Corriere della Sera, 16 febbraio 2024
il nostro pigro fatalismo
Il 2024, super anno elettorale con consultazioni che riguardano mezzo mondo, è iniziato con uno stop alle pretese della più potente autocrazia: lo scorso 13 gennaio, Taiwan ha votato a nuovo presidente il candidato inviso a Pechino, nonostante le minacce del Partito comunista cinese. La situazione nell’isola resta tesa ma il dato di fatto è che le prime elezioni importanti dell’anno non sono andate come il gigante illiberale asiatico voleva.
In Ucraina, la situazione continua a essere drammatica, anche a causa della fiacchezza della democrazia americana a continuare negli aiuti e di quella europea a rifornire gli ucraini delle armi di cui hanno bisogno. Si dimentica, però, che la Russia sta perdendo la battaglia del Mar Nero, dove Kiev ha aperto un corridoio di transito che Mosca non riesce a chiudere: l’attività dei porti di Odessa, Pivdennyi e Chornomorsk è quasi tornata ai livelli precedenti l’invasione. Se l’inerzia politica non impedisse ai governi degli Stati Uniti e dell’Europa di cogliere fino in fondo l’urgenza della situazione, le prospettive di una vittoria ucraina nel fermare l’aggressione russa sarebbero migliori.
Le aree calde
Dal conflitto tra Russia e Ucraina alla situazione drammatica in Medio Oriente fino a Taiwan
L’uscita dalla guerra nel Medio Oriente è molto complicata. Ma la possibilità che dalla tragedia nasca un equilibrio più stabile non è irrealistica. L’obiettivo di Stati Uniti, Qatar, Egitto e di parte della politica israeliana di raggiungere una tregua umanitaria è un primo passo per un obiettivo più rilevante. Nel corso della pausa dei combattimenti a Gaza, Israele potrebbe, nonostante e oltre Benjamin Netanyahu, muoversi nella direzione del congelamento degli insediamenti in Cisgiordania e accettare di discutere della soluzione dei due Stati, in cambio del riconoscimento diplomatico da parte dell’Arabia Saudita di Muhammad bin Salman. Il tutto sotto la protezione e la pressione di Washington. Israele continuerebbe per un certo periodo a garantirsi la difesa dalle minacce provenienti dalla striscia di Gaza, fino a quando non sarà chiaro il destino di quel che resta di Hamas, a quel punto annullata politicamente oltre che decimata militarmente. Lo sconfitto effettivo in Medio Oriente sarebbe l’Iran degli ayatollah, più isolato. Come nel 2016, siamo in un’era in cui l’impensabile può materializzarsi. Se le democrazie ci credono.

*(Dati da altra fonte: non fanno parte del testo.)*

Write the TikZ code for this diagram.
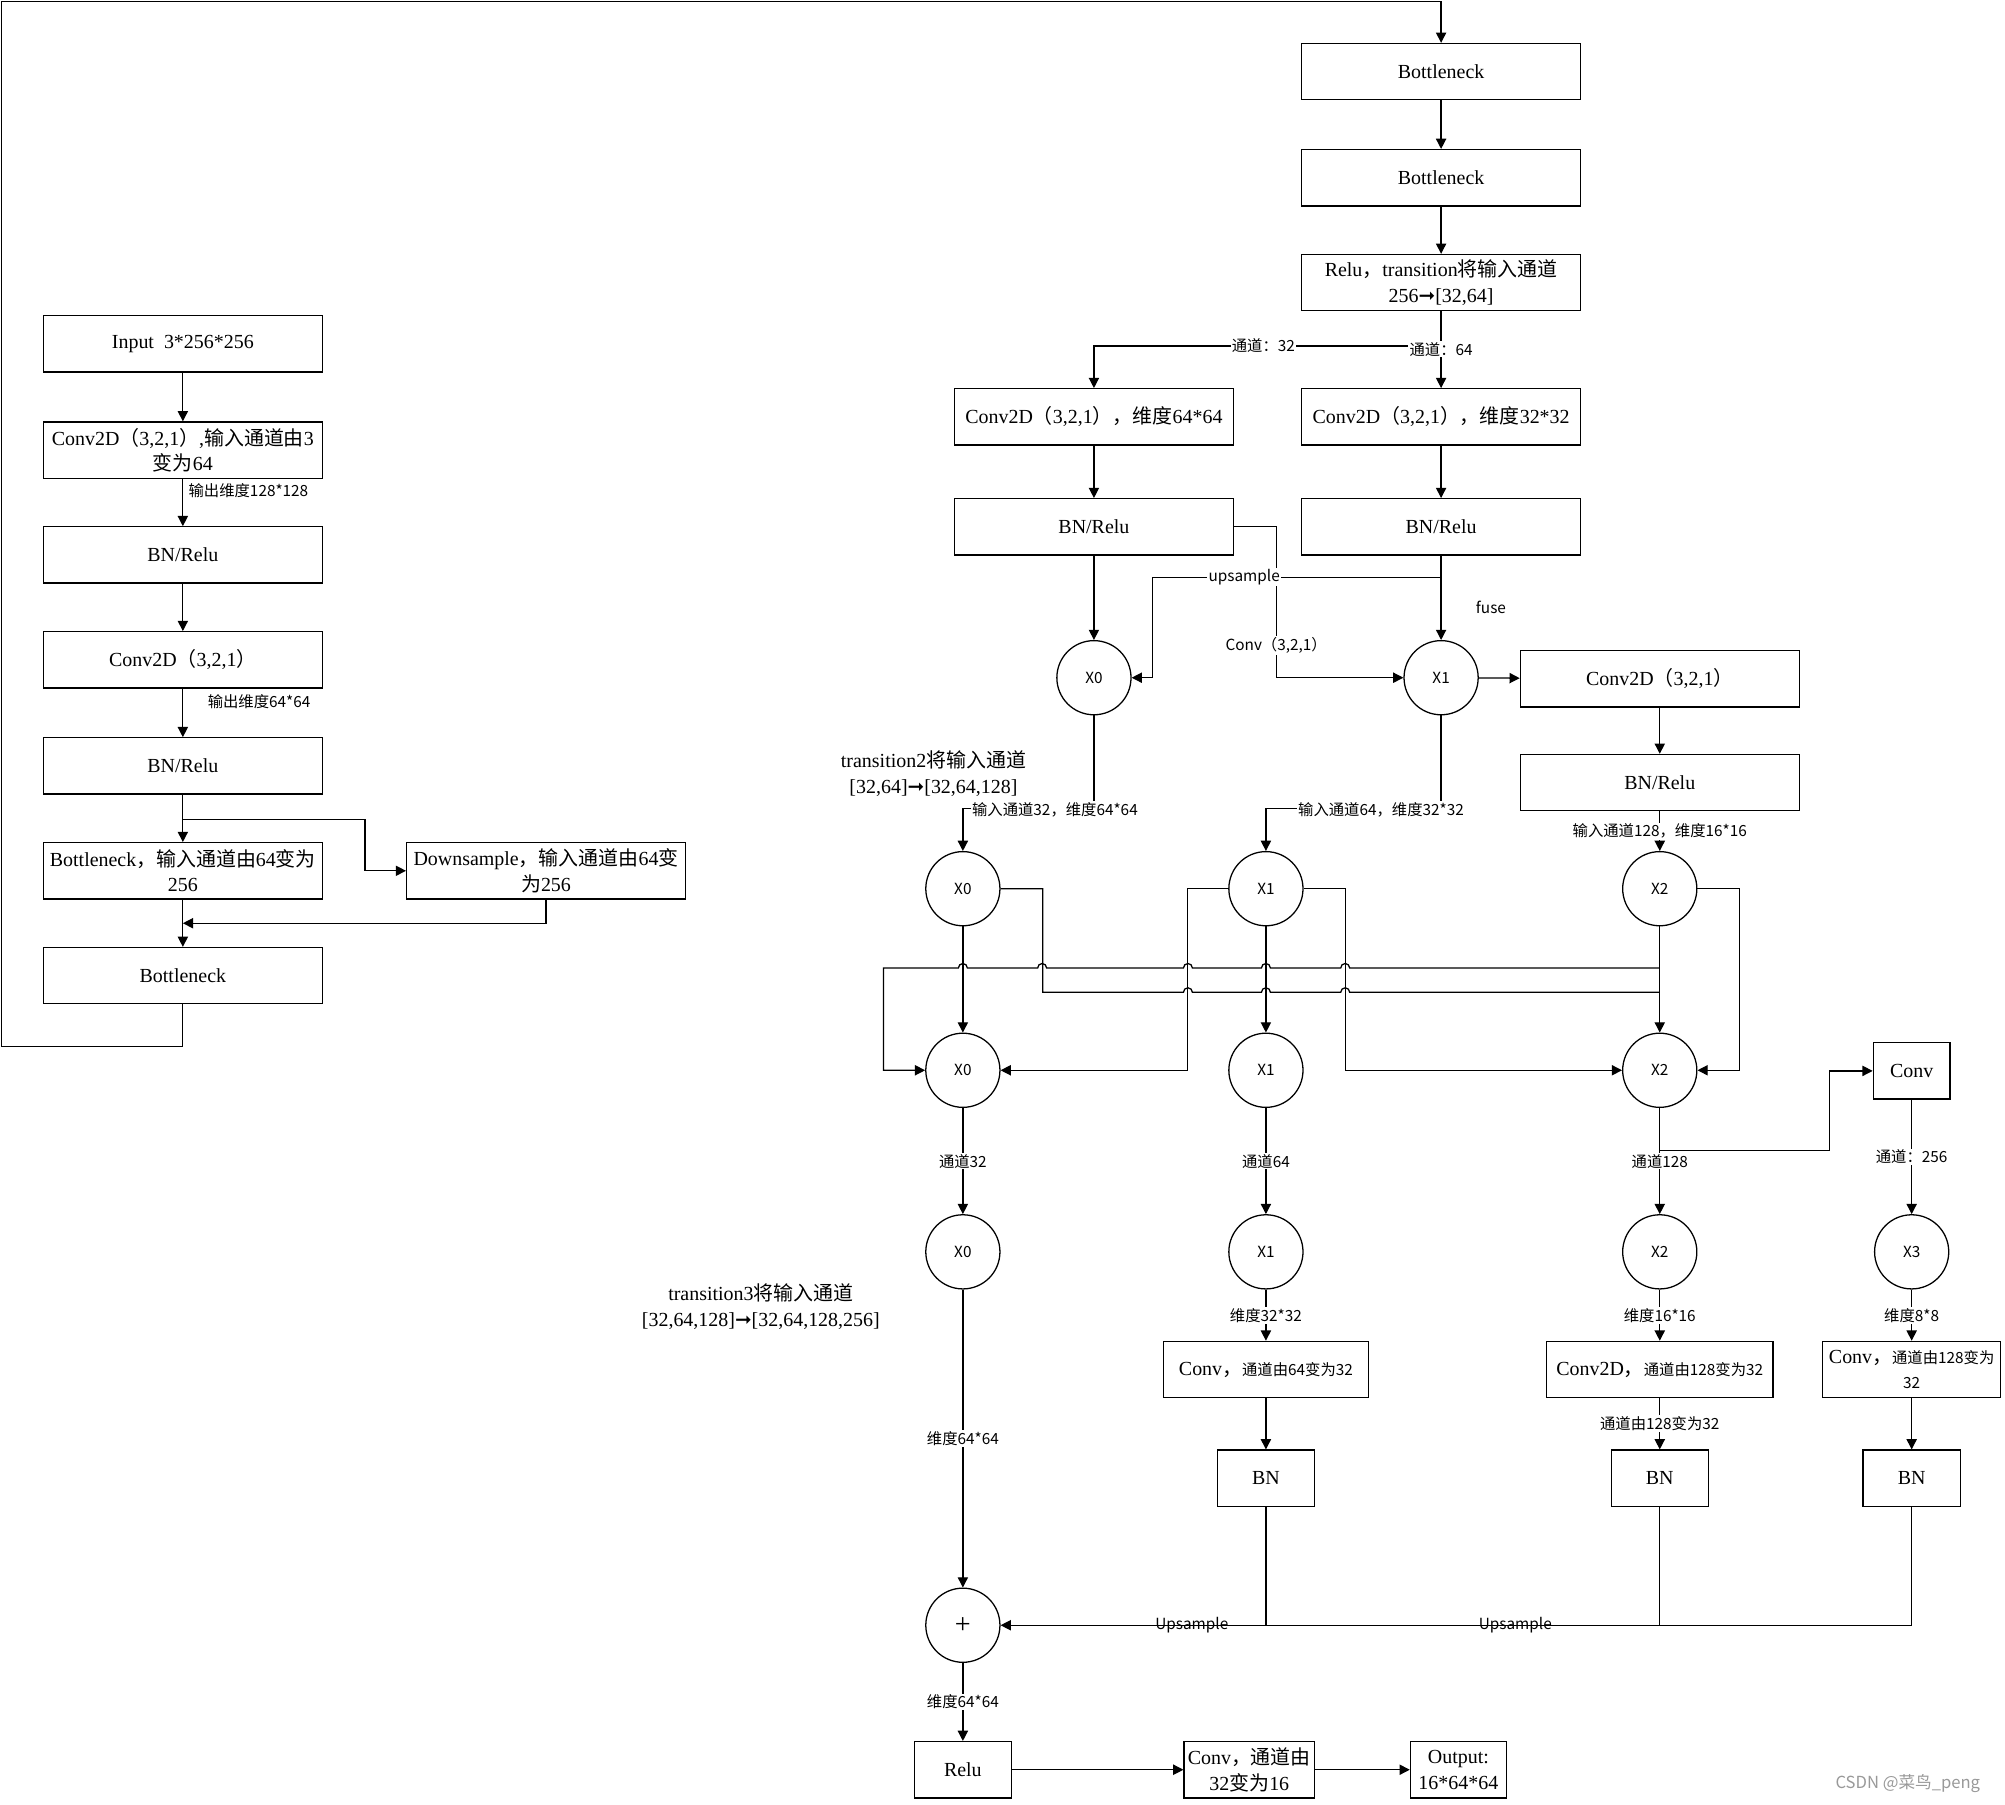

Un percorso di pace e di nuovi equilibri in Medio Oriente, certamente difficilissimo, avrebbe effetti rilevanti a livello globale. Sarebbe la testimonianza che gli Stati Uniti, i quali cercano di disegnare il piano di pace, sono ancora l’unica potenza in grado di influenzare la regione e di non fare esplodere un conflitto. Ridarebbe fiducia nella possibilità di fermare gli aggressori che puntano a scardinare l’ordine mondiale basato sul diritto internazionale, a cominciare dalla Russia, che in Ucraina sarebbe meno sicura di sé. E spegnerebbe un po’ gli ardori delle altre autocrazie. Darebbe ai Paesi del cosiddetto Sud Globale modo di considerare quali sono le forze che favoriscono la stabilità che aiuta lo sviluppo. E probabilmente ridurrebbe le chance di successo di Trump – che prospera nel caos – alle presidenziali di novembre.
Non è affatto detto che tutto ciò accada, nemmeno in parte. È l’idea fatalista che molto sia già scritto e perduto – diffusa in una parte degli intellettuali e degli analisti, oltre che tra i fan dei dittatori – a rendere più probabile che il peggio vinca. La pigrizia dei «chierici» occidentali e dei loro governi rischia di essere la quinta colonna degli autocrati e dei terroristi. Non è la prima volta che accade. «Le cose cadono a pezzi; il centro non può tenere – scrisse dopo la Prima guerra mondiale, W.B. Yeats – Anarchia pura è senza briglie per il mondo, la marea scura di sangue è liberata, e ovunque la cerimonia dell’innocenza è annegata; i migliori mancano di ogni convinzione mentre i peggiori sono pieni di fervente energia». Quei peggiori sono oggi i Putin, gli Xi Jinping, gli ayatollah, i loro sodali: convinti dell’abulia e della «mancanza di convinzione» delle democrazie. Possiamo ancora deluderli.